Судя по виду, крестьяне вполне сыты, и я думаю, им живется не хуже, чем в 1914 году. Пожалуй, даже лучше. Теперь у них стало больше земли, и они избавились от помещиков. Никакие попытки свергнуть советское правительство не встретят у них поддержки, так как они убеждены, что, пока это правительство у власти, теперешнее положение не изменится. Это не мешает им всеми силами сопротивляться красногвардейцам, заготовляющим продовольствие по установленным ценам. Иногда им удается напасть на небольшой красногвардейский отряд и перебить его. Лондонские газеты раздувают каждый такой случай, спеша возвестить о крестьянском восстании против большевиков. В действительности ничего подобного нет. Просто крестьяне стремятся жить привольно при существующем строе.

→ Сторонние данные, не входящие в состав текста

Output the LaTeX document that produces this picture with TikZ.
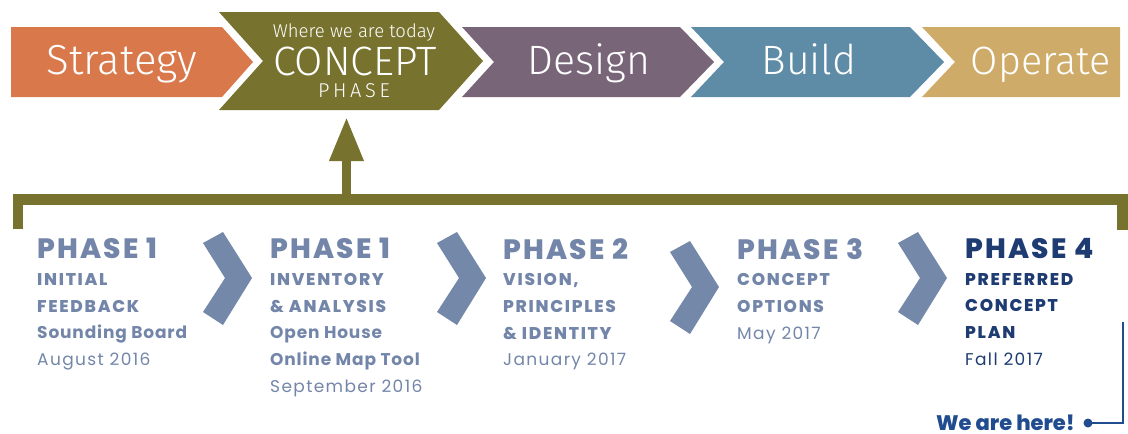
\documentclass[tikz,border=0pt]{standalone}
\usepackage{fontspec}
\setmainfont{Poppins}
\newfontfamily\thinfont{Fira Sans Light}
\newfontfamily\heavyfont{Poppins ExtraBold}
\newfontfamily\boldfont{Poppins Bold}
\newfontfamily\datefont{Poppins}
\usetikzlibrary{arrows.meta}
\definecolor{stratorange}{HTML}{D9784B}
\definecolor{conceptolive}{HTML}{78722F}
\definecolor{designpurple}{HTML}{786678}
\definecolor{buildblue}{HTML}{5E8CA7}
\definecolor{operatetan}{HTML}{CFAB69}
\definecolor{chevblue}{HTML}{7488AA}
\definecolor{phaseblue}{HTML}{7386A9}
\definecolor{phasenavy}{HTML}{1E3C72}
\definecolor{herenavy}{HTML}{214C8F}
\newcommand\phasehead[1]{{\heavyfont\fontsize{28}{28}\selectfont\addfontfeatures{LetterSpace=8}#1}}
\newcommand\capline[1]{{\heavyfont\addfontfeatures{LetterSpace=10}#1}}
\newcommand\boldline[1]{{\boldfont\addfontfeatures{LetterSpace=5}#1}}
\newcommand\dateline[1]{{\datefont\addfontfeatures{LetterSpace=8}#1}}
\begin{document}
\begin{tikzpicture}[x=1pt,y=-1pt,
  banner/.style={anchor=base,inner sep=0pt,text=white,font=\thinfont\fontsize{41}{41}\selectfont},
  phasecol/.style={anchor=north west,align=left,inner sep=0pt,text=phaseblue,font=\fontsize{17}{26.7}\selectfont},
  chev/.style={fill=chevblue}]
\useasboundingbox (0,0) rectangle (1128,434);
% top banner
\fill[stratorange] (11,27) -- (222,27) -- (253,62) -- (222,97) -- (11,97) -- cycle;
\fill[conceptolive] (219,12) -- (439,12) -- (483,61) -- (439,110) -- (219,110) -- (263,61) -- cycle;
\fill[designpurple] (462,27) -- (680,27) -- (714,62) -- (680,97) -- (462,97) -- (494,62) -- cycle;
\fill[buildblue] (691,27) -- (910,27) -- (944,62) -- (910,97) -- (691,97) -- (724,62) -- cycle;
\fill[operatetan] (922,27) -- (1120,27) -- (1120,97) -- (922,97) -- (955,62) -- cycle;
\node[banner,font=\thinfont\fontsize{42}{42}\selectfont] (strat) at (122,74) {Strategy};
\node[banner,font=\thinfont\fontsize{18.5}{18.5}\selectfont] (today) at (354,37) {Where we are today};
\node[banner] (concept) at (355,75) {CONCEPT};
\node[banner,font=\thinfont\fontsize{20}{20}\selectfont\addfontfeatures{LetterSpace=18}] (conphase) at (354,97) {PHASE};
\node[banner] (design) at (589,74) {Design};
\node[banner] (build) at (809,74) {Build};
\node[banner,font=\thinfont\fontsize{39.5}{39.5}\selectfont] (operate) at (1041,74) {Operate};
% bracket and arrow up to the concept phase
\coordinate (bktop) at (346.5,199.5);
\coordinate (cbot) at (346.5,110);
\draw[conceptolive, line width=10.5] (18,229) -- (18,199.5) -- (1122.5,199.5) -- (1122.5,230);
\draw[conceptolive, line width=9.5, -{Triangle[width=32pt,length=44pt]}, shorten >=7pt] (bktop) -- (cbot);
% chevrons between phases
\foreach \dx/\dy in {0/0, 234/0, 467/9, 695/0}
  \fill[chev, shift={(\dx,\dy)}] (203,243) -- (223,232) -- (252,278) -- (223,325) -- (203,312) -- (225,278) -- cycle;
% phases
\node[phasecol] (ph1) at (37,238) {\phasehead{PHASE 1}\\\capline{INITIAL}\\\capline{FEEDBACK}\\\boldline{Sounding Board}\\\dateline{August 2016}};
\node[phasecol] (ph1b) at (270,238) {\phasehead{PHASE 1}\\\capline{INVENTORY}\\\capline{\& ANALYSIS}\\\boldline{Open House}\\\boldline{Online Map Tool}\\\dateline{September 2016}};
\node[phasecol] (ph2) at (503,238) {\phasehead{PHASE 2}\\\capline{VISION,}\\\capline{PRINCIPLES}\\\capline{\& IDENTITY}\\\dateline{January 2017}};
\node[phasecol] (ph3) at (737,238) {\phasehead{PHASE 3}\\\capline{CONCEPT}\\\capline{OPTIONS}\\\dateline{May 2017}};
\node[phasecol,text=phasenavy] (ph4) at (965,238) {\phasehead{PHASE 4}\\\capline{PREFERRED}\\\capline{CONCEPT}\\\capline{PLAN}\\\dateline{Fall 2017}};
% we are here
\node[anchor=base east,inner sep=0pt,text=herenavy,font=\heavyfont\fontsize{21}{21}\selectfont] (here) at (1075,430) {We are here!};
\coordinate (hereend) at (1123,322);
\node[circle,fill=herenavy,inner sep=0pt,minimum size=9pt] (dot) at (1088,423) {};
\draw[herenavy, line width=2.2] (dot.center) -| (hereend);
\end{tikzpicture}
\end{document}
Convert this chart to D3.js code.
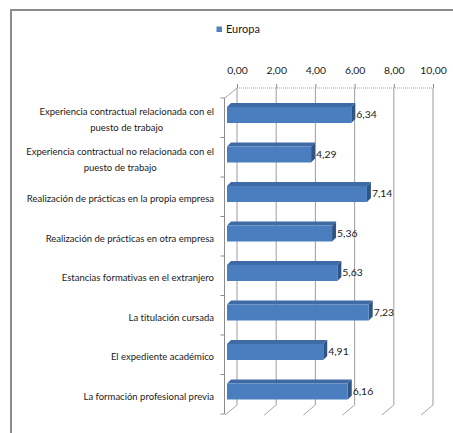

Однако, за исключением крестьян, все классы общества – в том числе и руководящие круги – испытывают сейчас крайние лишения. Кредитная система и промышленность, изготовлявшая предметы широкого потребления, пришли в полное расстройство, а все попытки создать другую форму производства оказались безуспешными. Поэтому новых товаров нет нигде. Едва ли не единственное, что имеется в изобилии, – это чай, папиросы и спички. Спичек в России сейчас больше, чем их было в Англии в 1917 году, причем спичка советского производства отличается превосходным качеством. Однако достать такие вещи, как воротнички, галстуки, ботиночные шнурки, постельное белье и одеяла, ложки и вилки, самую необходимую посуду и галантерею, попросту немыслимо. Если случается разбить стакан или чашку, купить новые можно только из-под полы, после долгих поисков. Из Петрограда в Москву мы ехали в спальном вагоне люкс, но в купе не было графина, стаканов, самых простых вещей. Решительно все исчезло. Поначалу нам показалось удивительным, что почти все мужчины небрежно бреются, и мы склонны были приписать это всеобщему безразличию, но поняли, в чем дело, когда один знакомый обмолвился в разговоре с моим сыном, что вот уже год бреется одним-единственным безопасным лезвием.